We made our way to a rocky area overlooking the sea. It’s here where she does most of her writing – such as Wild Folk, a book of fables – and her bird watching. There’s a gannet, an osprey, a sand martin, a fulmar, a red kite.
If she could be a bird, which one would it be? “All birds, and every bird. I want to shift between all of them. I want to know what it feels like to have the wings of a buzzard and the wings of a hummingbird.”
She can’t understand why people use terms such as “bird brain” as an insult. Birds? Stupid? “I don’t know about you, but I couldn’t navigate from Africa to Pembrokeshire.”
If she does have a favourite bird, it’s the female cuckoo. She’s fascinated at how they lay their eggs in other birds’ nests and disguises them to look like the host’s. The deception leaves the rival raising a family of cuckoo chicks while the real mom flies off. The cuckoos even seem to know which species raised them, so they can do it once more.
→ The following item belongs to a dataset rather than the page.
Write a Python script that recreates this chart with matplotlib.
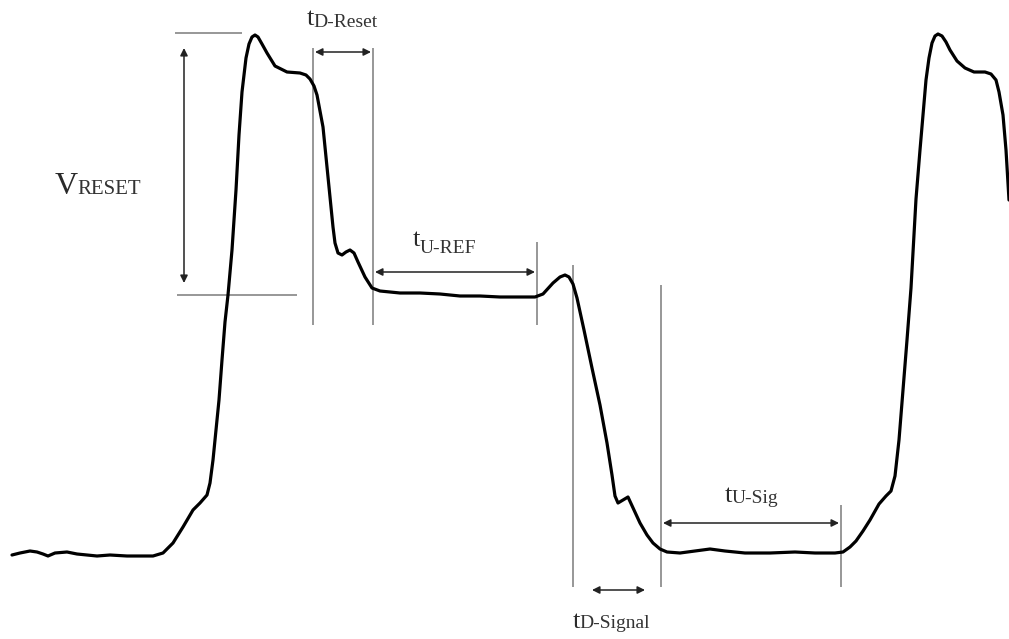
import matplotlib
matplotlib.use("Agg")
import matplotlib.pyplot as plt

# Waveform trace (time, voltage) in picture units
wave_t = [12, 20, 30, 37, 43, 48, 55, 67, 77, 97, 110, 127, 153, 163, 173, 183, 193, 200, 207, 210,
          213, 216, 219, 222, 225, 228, 232, 236, 239, 242, 246, 249, 252, 255, 258, 262, 267, 275, 287, 300,
          306, 310, 314, 317, 323, 328, 333, 335, 338, 342, 346, 350, 354, 358, 365, 372, 380, 400, 420, 440, 460,
          480, 500, 520, 535, 543, 553, 560, 565, 569, 573, 577, 584, 592, 600, 607, 612, 615, 618, 623,
          628, 634, 640, 647, 653, 660, 667, 680, 695, 710, 725, 745, 770, 795, 815, 835, 843, 850,
          856, 863, 870, 879, 886, 891, 895, 899, 903, 907, 911, 916, 920, 923, 926, 929, 932, 935, 938,
          942, 946, 950, 957, 965, 974, 985, 991, 996, 999, 1003, 1006, 1009]
wave_v = [555, 553, 551, 552, 554, 556, 553, 552, 554, 556, 555, 556, 556, 553, 543, 527, 510, 503, 495, 483,
          460, 430, 400, 360, 322, 295, 250, 190, 135, 92, 58, 44, 37, 35, 37, 44, 53, 66, 72, 73,
          75, 79, 86, 95, 127, 177, 227, 243, 253, 255, 252, 250, 253, 262, 277, 288, 291, 293, 293, 294, 296,
          296, 297, 297, 297, 294, 283, 277, 275, 277, 284, 298, 330, 368, 405, 443, 475, 496, 503, 500,
          497, 510, 523, 535, 543, 549, 552, 553, 551, 549, 551, 553, 553, 552, 553, 553, 552, 547,
          541, 531, 520, 504, 496, 491, 476, 440, 390, 340, 288, 199, 150, 115, 80, 58, 43, 36, 34,
          36, 42, 50, 61, 68, 72, 72, 74, 80, 92, 115, 150, 200]

# Marker lines
vline_t = [313, 373, 537, 573, 661, 841]
vline_top = [48, 48, 242, 265, 285, 505]
vline_bot = [325, 325, 325, 587, 587, 587]
hline_v = [33, 295]
hline_t0 = [175, 177]
hline_t1 = [242, 297]

# Interval arrows (start, end, level)
harrow_t0 = [315, 375, 592, 663]
harrow_t1 = [371, 535, 645, 839]
harrow_v = [52, 272, 590, 523]
varrow = (184, 48, 283)

# Labels: main letter, subscript, x, main baseline, sub baseline
lab_main = ["t", "V", "t", "t", "t"]
lab_sub = ["D-Reset", "RESET", "U-REF", "D-Signal", "U-Sig"]
lab_x = [307, 55, 413, 573, 725]
lab_main_base = [25, 194, 246, 628, 502]
lab_sub_base = [27, 194, 253, 628, 503]
lab_main_size = [19, 23, 19, 19, 19]
lab_sub_size = [14, 15, 14, 14, 14]

W, H = 1009, 639
fig = plt.figure(figsize=(W / 100, H / 100), dpi=100)
ax = fig.add_axes([0, 0, 1, 1])
ax.set_xlim(0, W)
ax.set_ylim(H, 0)
ax.axis("off")

gray = "#7a7a7a"
for x, y0, y1 in zip(vline_t, vline_top, vline_bot):
    ax.plot([x, x], [y0, y1], color=gray, lw=1.1, solid_capstyle="butt")
for y, x0, x1 in zip(hline_v, hline_t0, hline_t1):
    ax.plot([x0, x1], [y, y], color=gray, lw=1.1, solid_capstyle="butt")

ap = dict(arrowstyle="<|-|>", color="#222222", lw=1.1, mutation_scale=11,
          shrinkA=0, shrinkB=0)
for x0, x1, y in zip(harrow_t0, harrow_t1, harrow_v):
    ax.annotate("", xy=(x1, y), xytext=(x0, y), arrowprops=ap)
ax.annotate("", xy=(varrow[0], varrow[2]), xytext=(varrow[0], varrow[1]), arrowprops=ap)

ax.plot(wave_t, wave_v, color="black", lw=2.3, solid_joinstyle="round",
        solid_capstyle="round")

fig.canvas.draw()
renderer = fig.canvas.get_renderer()
font = "Liberation Serif"
for m, s, x, yb, ys, ms, ss in zip(lab_main, lab_sub, lab_x, lab_main_base, lab_sub_base,
                                    lab_main_size, lab_sub_size):
    tm = ax.text(x, yb, m, fontsize=ms, family=font, color="#2a2a2a",
                 ha="left", va="baseline")
    bb = tm.get_window_extent(renderer)
    x_end = ax.transData.inverted().transform((bb.x1, bb.y0))[0]
    ax.text(x_end - 1, ys, s, fontsize=ss, family=font, color="#333333",
            ha="left", va="baseline")

fig.savefig("out.png", dpi=100, facecolor="white")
Morris plays her own tricks on unsuspecting visitors. She collects smooth stones from a nearby beach and decorates them with golden feathers. Then she puts them back for people to find by chance.
Travelling is not something she enjoys, but she’s eager to make her first visit to Canada in October for a cross-country publicity tour. She plans to share thoughts on nature with children at a school in British Columbia. She can’t wait to see all the different bird species Canada has to offer. And if she’s really lucky, she said, maybe she’ll see a bear.